From October 9, 2009 …

Review: Angel Time: The Songs of the Seraphim, Book One, Anne Rice, 2009.Angel Time

Since this is the first of her novels I’ve read, I didn’t come to this book with any expectations or resentments about Rice’s recent change of subjects or themes.

This book suffers from several problems. The first is that its setup – a modern hitman recruited by his guardian angel to undertake a mission into medieval England – hints at an intriguing, violent story that never materializes. Malchiah, guardian angel to protagonist Toby O’Dare, seems to think Toby is ideally suited for this mission. I remained unconvinced. O’Dare’s contributions seem to be his beautiful, graceful appearance which renders him credible enough to attempt a deceit to save the Jews of Norwich, England. To be sure, Toby has also read extensively about the time. But Rice seems to cheat a little by giving him linguistic abilities which he hasn’t earned unless we’re dealing with an implicit gift of tongues. The second problem is that the characters all sound alike when narrating their tales be it Toby O’Dare or Malchiah or the Jewish woman Fluria. The third problem is that, for a tale involving an assassin and a threatened massacre of Jews in England, it’s remarkably ungrim and beautiful – in fact several figures are described as beautiful or graceful: Fluria, Meir, Godwin, Toby, Malchiah, even the mysterious Right Man (who may head a government assassination bureau). Granted, that constant emphasis on beauty and grace is sometimes an advantage in conveying the visual attraction of the Catholic faith, and Rice depicts some of the nuances of Jewish-Christian relations in the Middle Ages. But it is too much beauty when depicting the fallen human world.

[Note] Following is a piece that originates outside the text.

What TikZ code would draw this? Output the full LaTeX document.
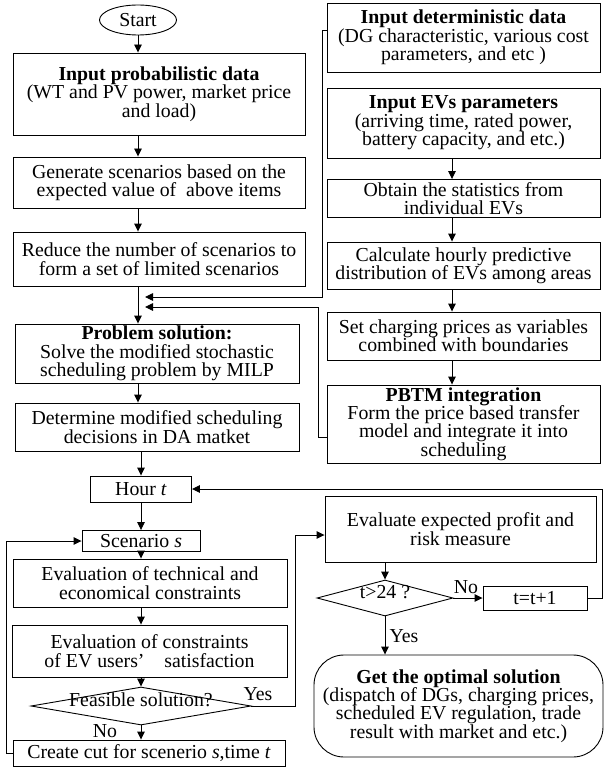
\documentclass[tikz,border=0pt]{standalone}
\usepackage{fontspec}
\setmainfont{Liberation Serif}
\usetikzlibrary{arrows.meta,shapes.geometric}
\tikzset{
  box/.style={draw, line width=0.9pt, inner sep=0pt, align=center, anchor=center},
  startshape/.style={draw, ellipse, line width=0.9pt, inner sep=0pt, anchor=center},
  decision/.style={draw, diamond, line width=0.9pt, inner sep=0pt, anchor=center},
  endshape/.style={draw, line width=0.9pt, inner sep=0pt, align=center, anchor=center, rounded corners=30pt},
  arr/.style={line width=0.9pt, -{Triangle[length=8pt,width=7.5pt]}},
  conn/.style={line width=0.9pt},
  lbl/.style={inner sep=0pt, anchor=center},
  every node/.style={font=\fontsize{19.8}{18.4}\selectfont}
}
\begin{document}
\begin{tikzpicture}[x=1pt,y=-1pt]
\useasboundingbox (0,0) rectangle (605,770);

% main (left) column
\node[startshape, minimum width=77pt, minimum height=30pt] (start) at (138,20) {Start};
\node[box, minimum width=292pt, minimum height=82pt] (in1) at (159,94)
  {\textbf{Input probabilistic data}\\(WT and PV power, market price\\and load)};
\node[box, minimum width=292pt, minimum height=51pt] (gen) at (159,182.5)
  {Generate scenarios based on the\\expected value of\ \ above items};
\node[box, minimum width=292pt, minimum height=54pt] (red) at (159,259)
  {Reduce the number of scenarios to\\form a set of limited scenarios};
\node[box, minimum width=284pt, minimum height=59pt] (prob) at (157,353.5)
  {\textbf{Problem solution:}\\Solve the modified stochastic\\scheduling problem by MILP};
\node[box, minimum width=284pt, minimum height=48pt] (dec) at (157,427)
  {Determine modified scheduling\\decisions in DA matket};
\node[box, minimum width=101pt, minimum height=26pt] (hour) at (141,489) {Hour \textit{t}};
\node[box, minimum width=118pt, minimum height=21pt] (scen) at (141,541) {Scenario \textit{s}};
\node[box, minimum width=274pt, minimum height=48pt] (evt) at (150,583)
  {Evaluation of technical and\\economical constraints};
\node[box, minimum width=275pt, minimum height=52pt] (evc) at (149.5,651)
  {Evaluation of constraints\\of EV users’\hspace{1em}satisfaction};
\node[decision, minimum width=220pt, minimum height=38pt] (feas) at (141,706)
  {\smash{\makebox[0pt]{Feasible solution?}}};
\node[box, minimum width=272pt, minimum height=26pt] (cut) at (149,753)
  {Create cut for scenerio \textit{s},time \textit{t}};

% right column
\node[box, minimum width=273pt, minimum height=69pt] (in2) at (463.5,37.5)
  {\textbf{Input deterministic data}\\(DG characteristic, various cost\\parameters, and etc )};
\node[box, minimum width=273pt, minimum height=70pt] (ev) at (463.5,123)
  {\textbf{Input EVs parameters}\\(arriving time, rated power,\\battery capacity, and etc.)};
\node[box, minimum width=273pt, minimum height=38pt] (obt) at (463.5,198.5)
  {Obtain the statistics from\\individual EVs};
\node[box, minimum width=273pt, minimum height=47pt] (calc) at (463.5,265.5)
  {Calculate hourly predictive\\distribution of EVs among areas};
\node[box, minimum width=273pt, minimum height=48pt] (setp) at (463.5,336)
  {Set charging prices as variables\\combined with boundaries};
\node[box, minimum width=273pt, minimum height=78pt] (pbtm) at (463.5,424)
  {\textbf{PBTM integration}\\Form the price based transfer\\model and integrate it into\\scheduling};

% lower right
\node[box, minimum width=271pt, minimum height=66pt] (evp) at (460.5,529)
  {Evaluate expected profit and\\risk measure};
\node[decision, minimum width=136pt, minimum height=36pt] (t24) at (385,598)
  {\smash{\makebox[0pt]{t>24 ?}}};
\node[box, minimum width=104pt, minimum height=24pt] (tplus) at (535,598) {t=t+1};
\node[endshape, minimum width=289pt, minimum height=102pt] (opt) at (458.5,706)
  {\textbf{Get the optimal solution}\\(dispatch of DGs, charging prices,\\scheduled EV regulation, trade\\result with market and etc.)};

% labels
\node[lbl] (yes1) at (258,694) {Yes};
\node[lbl] (no1) at (105,731) {No};
\node[lbl] (no2) at (466,587) {No};
\node[lbl] (yes2) at (404,636) {Yes};

% helper coordinates
\coordinate (mx) at (138,0);
\coordinate (rx) at (452,0);
\coordinate (j1) at (322,297);
\coordinate (t1) at (145,297);
\coordinate (j2) at (318,307);
\coordinate (t2) at (145,307);
\coordinate (j3) at (295,535);
\coordinate (j4) at (6,541);
\coordinate (j5) at (602,489);

% main column connectors
\draw[arr] (start.south) -- (start.south |- in1.north);
\draw[arr] (in1.south -| mx) -- (gen.north -| mx);
\draw[arr] (gen.south -| mx) -- (red.north -| mx);
\draw[arr] (red.south -| mx) -- (prob.north -| mx);
\draw[arr] (prob.south -| mx) -- (dec.north -| mx);
\draw[arr] (dec.south -| hour) -- (hour.north);
\draw[arr] (hour.south) -- (scen.north);
\draw[arr] (scen.south) -- (scen.south |- evt.north);
\draw[arr] (evt.south -| scen) -- (evc.north -| scen);
\draw[arr] (evc.south -| feas) -- (feas.north);
\draw[arr] (feas.south) -- (feas.south |- cut.north);

% right column connectors
\draw[arr] (ev.south -| rx) -- (obt.north -| rx);
\draw[arr] (obt.south -| rx) -- (calc.north -| rx);
\draw[arr] (calc.south -| rx) -- (setp.north -| rx);
\draw[arr] (setp.south -| rx) -- (pbtm.north -| rx);

% feed-ins to main line
\draw[arr] ([yshift=-28pt]in2.north west) -| (j1) -- (t1);
\draw[arr] ([yshift=26pt]pbtm.south west) -| (j2) -- (t2);

% loops
\draw[arr] (cut.west) -| (j4) -- (scen.west);
\draw[arr] (feas.east) -| (j3) -- (j3 -| evp.west);
\draw[arr] (evp.south -| t24) -- (t24.north);
\draw[arr] (t24.east) -- (tplus.west);
\draw[arr] (t24.south) -- (t24.south |- opt.north);
\draw[arr] (tplus.east) -| (j5) -- (hour.east);
\end{tikzpicture}
\end{document}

The fourth problem is that the story is too long. Rice writes some nice sentences, has some truthful, insightful bits in her internal monologues and then dilutes the effect by being too wordy. Finally, the ending is contrived, a revelation to Toby too neatly mirroring another character’s dilemna.

The book ends with a hint of more Toby adventures to come. I didn’t hate this novel. But I didn’t find Toby’s adventures intriguing enough to want more.